SET PROBLEM:
In the lines below, find how many contain the word "diagram" and report that figure alone.

STORED RECORDS:
* BEGIN *

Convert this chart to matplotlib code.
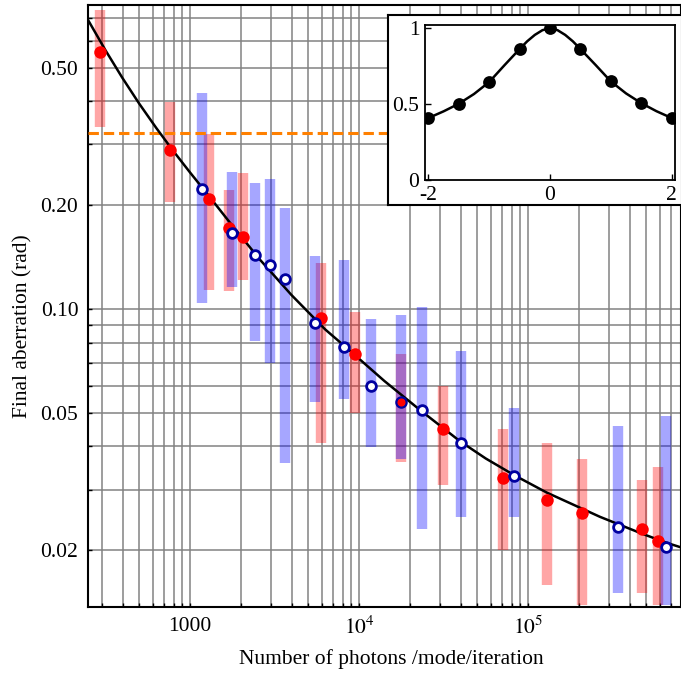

* END *
* BEGIN *

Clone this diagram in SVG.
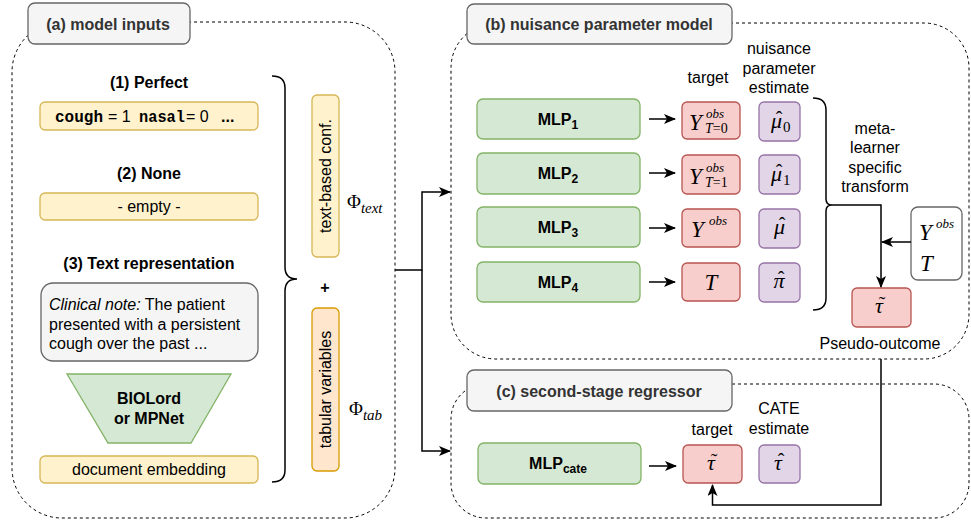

* END *
* BEGIN *

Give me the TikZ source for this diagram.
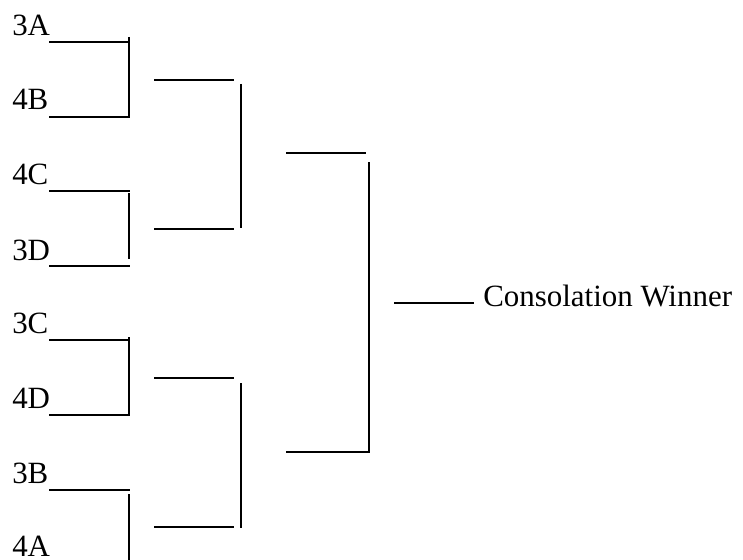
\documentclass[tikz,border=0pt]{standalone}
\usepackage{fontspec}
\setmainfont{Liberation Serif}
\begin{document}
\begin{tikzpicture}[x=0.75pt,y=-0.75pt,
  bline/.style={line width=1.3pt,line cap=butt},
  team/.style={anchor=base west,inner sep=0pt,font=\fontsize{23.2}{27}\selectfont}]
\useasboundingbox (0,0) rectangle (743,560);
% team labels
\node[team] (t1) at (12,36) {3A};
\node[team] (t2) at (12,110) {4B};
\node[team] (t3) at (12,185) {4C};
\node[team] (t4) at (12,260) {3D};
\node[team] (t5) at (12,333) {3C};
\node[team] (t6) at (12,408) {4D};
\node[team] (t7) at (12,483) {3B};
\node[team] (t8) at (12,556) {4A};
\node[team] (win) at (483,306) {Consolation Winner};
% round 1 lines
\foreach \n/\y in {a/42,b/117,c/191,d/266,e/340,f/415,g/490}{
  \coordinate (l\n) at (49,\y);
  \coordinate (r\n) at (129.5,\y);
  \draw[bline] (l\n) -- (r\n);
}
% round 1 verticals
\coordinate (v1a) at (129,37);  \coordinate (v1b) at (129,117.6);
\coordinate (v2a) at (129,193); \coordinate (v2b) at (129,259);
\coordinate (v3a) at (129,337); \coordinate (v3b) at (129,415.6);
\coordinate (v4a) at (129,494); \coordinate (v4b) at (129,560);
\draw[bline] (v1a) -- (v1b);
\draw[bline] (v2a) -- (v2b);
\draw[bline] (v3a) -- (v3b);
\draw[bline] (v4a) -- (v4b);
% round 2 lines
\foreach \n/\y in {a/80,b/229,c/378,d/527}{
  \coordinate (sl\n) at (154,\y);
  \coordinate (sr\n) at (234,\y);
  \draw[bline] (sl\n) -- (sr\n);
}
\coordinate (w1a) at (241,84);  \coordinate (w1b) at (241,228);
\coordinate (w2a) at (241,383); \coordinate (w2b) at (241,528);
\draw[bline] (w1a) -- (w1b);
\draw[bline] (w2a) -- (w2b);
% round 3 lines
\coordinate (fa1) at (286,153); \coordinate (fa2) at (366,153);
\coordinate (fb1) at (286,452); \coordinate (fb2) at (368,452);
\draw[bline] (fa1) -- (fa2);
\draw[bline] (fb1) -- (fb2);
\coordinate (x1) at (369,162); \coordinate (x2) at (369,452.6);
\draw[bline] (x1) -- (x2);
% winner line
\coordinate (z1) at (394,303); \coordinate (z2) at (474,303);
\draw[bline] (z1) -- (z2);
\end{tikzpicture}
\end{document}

* END *

RESULT FOR THIS EXERCISE:
2